Advance of Farrelly film offers local boost
LOCAL

Advance of Farrelly film offers local boost

Gwenn Friss
gfriss@capecodonline.com
Mariann Farrelly, mother of "Green Book' writer and director Peter Farrelly, has arranged an advance showing of the film in Mashpee to benefit the Boys & Girls Club of Cape Cod. [Ron Schloerb/Cape Cod Times]

While Peter Farrelly was debuting his first dramedy, “Green Book,” garnering honors in Boston and Toronto, his mother was setting up an early screening that’s happening Sunday at Regal Cinemas in Mashpee to benefit the Boys & Girls Club of Cape Cod.

In a phone call Thursday from New York, Farrelly said he’s thrilled about that.

“We try to raise some money for the causes we care about when the movies come out, and my mother, both my parents actually, have handled that. It’s just a little advance screening to raise a few bucks,” Farrelly said, “People get to see the movie a few days before it officially opens on Cape Wednesday.”

Mariann Farrelly is a longtime resident of New Seabury.

The Farrelly brothers, Peter and Bobby, made 11 comedies together, including “Dumb & Dumber,” “Fever Pitch,” “Shallow Hal” and “Osmosis Jones.” Their 1998 release, “There’s Something About Mary,” was part of a Cape fundraiser that led to the opening of the Boys & Girls Club of Cape Cod in Mashpee.

Patriots owner Robert Kraft showed up with a surprise challenge donation. He gave $500,000, which the town agreed to match, to get the struggling club built and running. The club now serves 1,136 young people, said CEO Ruth Provost.

“Mariann and her late husband (Dr. Robert "Docky” Farrelly) have always been donors to the Boys & Girls Club,” Provost said, adding that the fundraiser comes at a particularly good time as the club tries to balance its year-end budget.

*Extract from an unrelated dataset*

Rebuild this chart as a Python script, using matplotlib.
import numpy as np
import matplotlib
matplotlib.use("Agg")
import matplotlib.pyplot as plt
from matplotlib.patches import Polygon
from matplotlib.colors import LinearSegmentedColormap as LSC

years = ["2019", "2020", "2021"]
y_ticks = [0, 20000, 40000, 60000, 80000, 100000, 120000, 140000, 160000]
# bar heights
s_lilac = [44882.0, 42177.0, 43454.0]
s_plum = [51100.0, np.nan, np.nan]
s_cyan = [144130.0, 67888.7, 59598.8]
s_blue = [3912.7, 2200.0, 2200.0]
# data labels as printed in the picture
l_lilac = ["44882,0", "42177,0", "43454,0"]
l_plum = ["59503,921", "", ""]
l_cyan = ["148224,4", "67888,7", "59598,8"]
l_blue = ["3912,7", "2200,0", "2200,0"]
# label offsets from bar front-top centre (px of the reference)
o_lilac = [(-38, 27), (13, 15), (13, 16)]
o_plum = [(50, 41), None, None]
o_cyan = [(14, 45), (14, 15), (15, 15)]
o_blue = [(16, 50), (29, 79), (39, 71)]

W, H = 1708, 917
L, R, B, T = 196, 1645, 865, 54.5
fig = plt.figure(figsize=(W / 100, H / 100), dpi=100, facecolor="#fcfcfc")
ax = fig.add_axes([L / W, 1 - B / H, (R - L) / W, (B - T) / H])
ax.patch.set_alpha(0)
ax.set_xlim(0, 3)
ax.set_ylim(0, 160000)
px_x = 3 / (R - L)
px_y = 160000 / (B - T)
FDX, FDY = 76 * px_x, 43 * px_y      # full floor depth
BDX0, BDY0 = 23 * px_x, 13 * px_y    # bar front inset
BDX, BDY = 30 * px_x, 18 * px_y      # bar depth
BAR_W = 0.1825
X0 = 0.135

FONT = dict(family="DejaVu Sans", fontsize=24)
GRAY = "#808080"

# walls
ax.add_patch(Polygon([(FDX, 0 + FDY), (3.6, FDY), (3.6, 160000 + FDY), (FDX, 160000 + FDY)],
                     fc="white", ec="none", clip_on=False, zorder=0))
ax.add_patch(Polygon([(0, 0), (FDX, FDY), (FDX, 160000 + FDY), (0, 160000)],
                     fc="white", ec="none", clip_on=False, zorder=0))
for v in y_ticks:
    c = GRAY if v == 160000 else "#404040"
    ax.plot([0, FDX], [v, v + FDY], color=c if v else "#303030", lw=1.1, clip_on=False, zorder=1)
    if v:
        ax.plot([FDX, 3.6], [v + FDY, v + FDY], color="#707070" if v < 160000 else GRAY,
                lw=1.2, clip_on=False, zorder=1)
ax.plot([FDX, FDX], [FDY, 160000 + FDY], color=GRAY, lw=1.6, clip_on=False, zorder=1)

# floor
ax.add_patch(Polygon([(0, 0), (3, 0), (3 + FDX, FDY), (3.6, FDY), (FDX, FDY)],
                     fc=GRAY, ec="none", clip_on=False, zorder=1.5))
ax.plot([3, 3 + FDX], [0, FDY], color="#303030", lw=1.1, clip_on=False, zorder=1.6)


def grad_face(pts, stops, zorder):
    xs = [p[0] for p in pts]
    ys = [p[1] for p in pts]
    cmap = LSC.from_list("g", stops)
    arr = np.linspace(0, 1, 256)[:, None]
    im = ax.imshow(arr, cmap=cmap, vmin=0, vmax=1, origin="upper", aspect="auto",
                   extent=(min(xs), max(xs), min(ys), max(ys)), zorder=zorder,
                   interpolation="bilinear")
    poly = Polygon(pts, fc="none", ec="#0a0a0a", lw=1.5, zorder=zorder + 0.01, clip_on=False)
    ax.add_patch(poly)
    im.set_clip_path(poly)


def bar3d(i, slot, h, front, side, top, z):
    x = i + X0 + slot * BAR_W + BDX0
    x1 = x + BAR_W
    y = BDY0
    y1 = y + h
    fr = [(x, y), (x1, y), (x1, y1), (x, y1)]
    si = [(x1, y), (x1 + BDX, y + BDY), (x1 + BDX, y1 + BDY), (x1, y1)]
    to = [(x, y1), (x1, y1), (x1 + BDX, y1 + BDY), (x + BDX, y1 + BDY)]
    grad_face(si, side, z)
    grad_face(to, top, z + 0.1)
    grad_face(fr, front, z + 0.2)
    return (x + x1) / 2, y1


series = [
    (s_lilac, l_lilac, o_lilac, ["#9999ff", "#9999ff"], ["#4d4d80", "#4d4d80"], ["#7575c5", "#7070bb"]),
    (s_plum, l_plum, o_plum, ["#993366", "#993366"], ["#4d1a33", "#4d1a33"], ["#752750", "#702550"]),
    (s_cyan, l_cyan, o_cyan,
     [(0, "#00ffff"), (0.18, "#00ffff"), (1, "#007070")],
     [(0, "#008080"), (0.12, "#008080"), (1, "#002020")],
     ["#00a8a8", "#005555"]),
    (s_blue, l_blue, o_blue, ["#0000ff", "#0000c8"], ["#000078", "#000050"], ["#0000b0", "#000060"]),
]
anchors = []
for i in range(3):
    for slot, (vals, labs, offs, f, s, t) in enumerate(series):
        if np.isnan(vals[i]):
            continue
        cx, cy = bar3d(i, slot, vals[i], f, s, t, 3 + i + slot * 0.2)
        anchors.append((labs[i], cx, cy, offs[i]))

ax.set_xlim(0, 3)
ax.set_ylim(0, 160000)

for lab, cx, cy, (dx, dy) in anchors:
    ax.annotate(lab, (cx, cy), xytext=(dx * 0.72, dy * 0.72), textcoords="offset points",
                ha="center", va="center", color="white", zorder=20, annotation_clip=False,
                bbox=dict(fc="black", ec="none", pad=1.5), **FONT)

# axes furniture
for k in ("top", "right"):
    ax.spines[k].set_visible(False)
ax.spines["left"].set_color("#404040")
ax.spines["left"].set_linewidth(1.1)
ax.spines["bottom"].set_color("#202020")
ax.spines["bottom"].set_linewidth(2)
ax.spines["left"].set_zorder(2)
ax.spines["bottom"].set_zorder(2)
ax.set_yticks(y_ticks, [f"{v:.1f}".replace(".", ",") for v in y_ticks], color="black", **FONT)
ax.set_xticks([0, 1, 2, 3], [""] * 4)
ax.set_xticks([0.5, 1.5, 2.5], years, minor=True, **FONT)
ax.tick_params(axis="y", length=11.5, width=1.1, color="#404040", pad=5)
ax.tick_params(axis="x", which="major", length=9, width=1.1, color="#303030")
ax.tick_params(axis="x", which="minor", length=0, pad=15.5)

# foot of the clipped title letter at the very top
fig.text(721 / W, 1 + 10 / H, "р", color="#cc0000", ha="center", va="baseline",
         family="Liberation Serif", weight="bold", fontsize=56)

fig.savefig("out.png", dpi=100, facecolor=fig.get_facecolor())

Tickets, at $30, include admission to the 3:30 p.m. screening and hors d’oeuvres (cash bar) at the nearby 99 Restaurant afterward. Call 508-477-8845 for tickets.

“Green Book” is the first movie Peter Farrelly has made without his brother and the first that is not purely comedy. It is the true story of gifted Carnegie Hall classical concert pianist Donald Shirley, a black man, and the white New York bouncer, Tony Lip, whom Shirley hired to drive him because he was worried about racism and violence when his record label booked him on a jazz tour of the South in 1962.

“The only problem was that Tony Lip was racist himself. But gradually, slowly, incrementally, they became friends. It’s kind of an odd-couple story, but it’s a good story for the times we are living in,” Farrelly said.

Farrelly wrote the “Green Book” script with Brian Hayes Currie and Lip’s son, Nick Vallelonga, based on letters Lip had sent home to his family during the Southern tour. At Shirley’s request, the movie was not made until after he died in April 2013. Lip died in January of that same year.

In “Green Book,” Mahershala Ali plays Shirley and Viggo Mortensen, Lip.

In the Copacabana scene, you’ll find Mariann Farrelly, who has had a small part in all of her sons’ movies. She said she attended a screening Sunday in Purchase, New York, and the audience was laughing and crying.

“With Peter, there’s always humor, But I never doubted he would do this movie,” Mariann Farrelly said of the second-oldest of her five children. “He’s always been the sensitive one. Growing up he would be the one to come tell me if one of the other kids was sick or sad.”

Peter Farrelly said, “I like getting her in the movies because she’s 85 years old and she’s only going to be around for another 30 or 40 years.”

“Green Book” won top awards at the Toronto and Boston film festivals, creating Oscar buzz.

“This is an unusual movie in that it’s for everybody,” Farrelly said of the PG-13 rated movie. “It doesn’t take sides. Whatever side of the aisle you’re on politically, this movie is for you. It will hopefully bring people together.”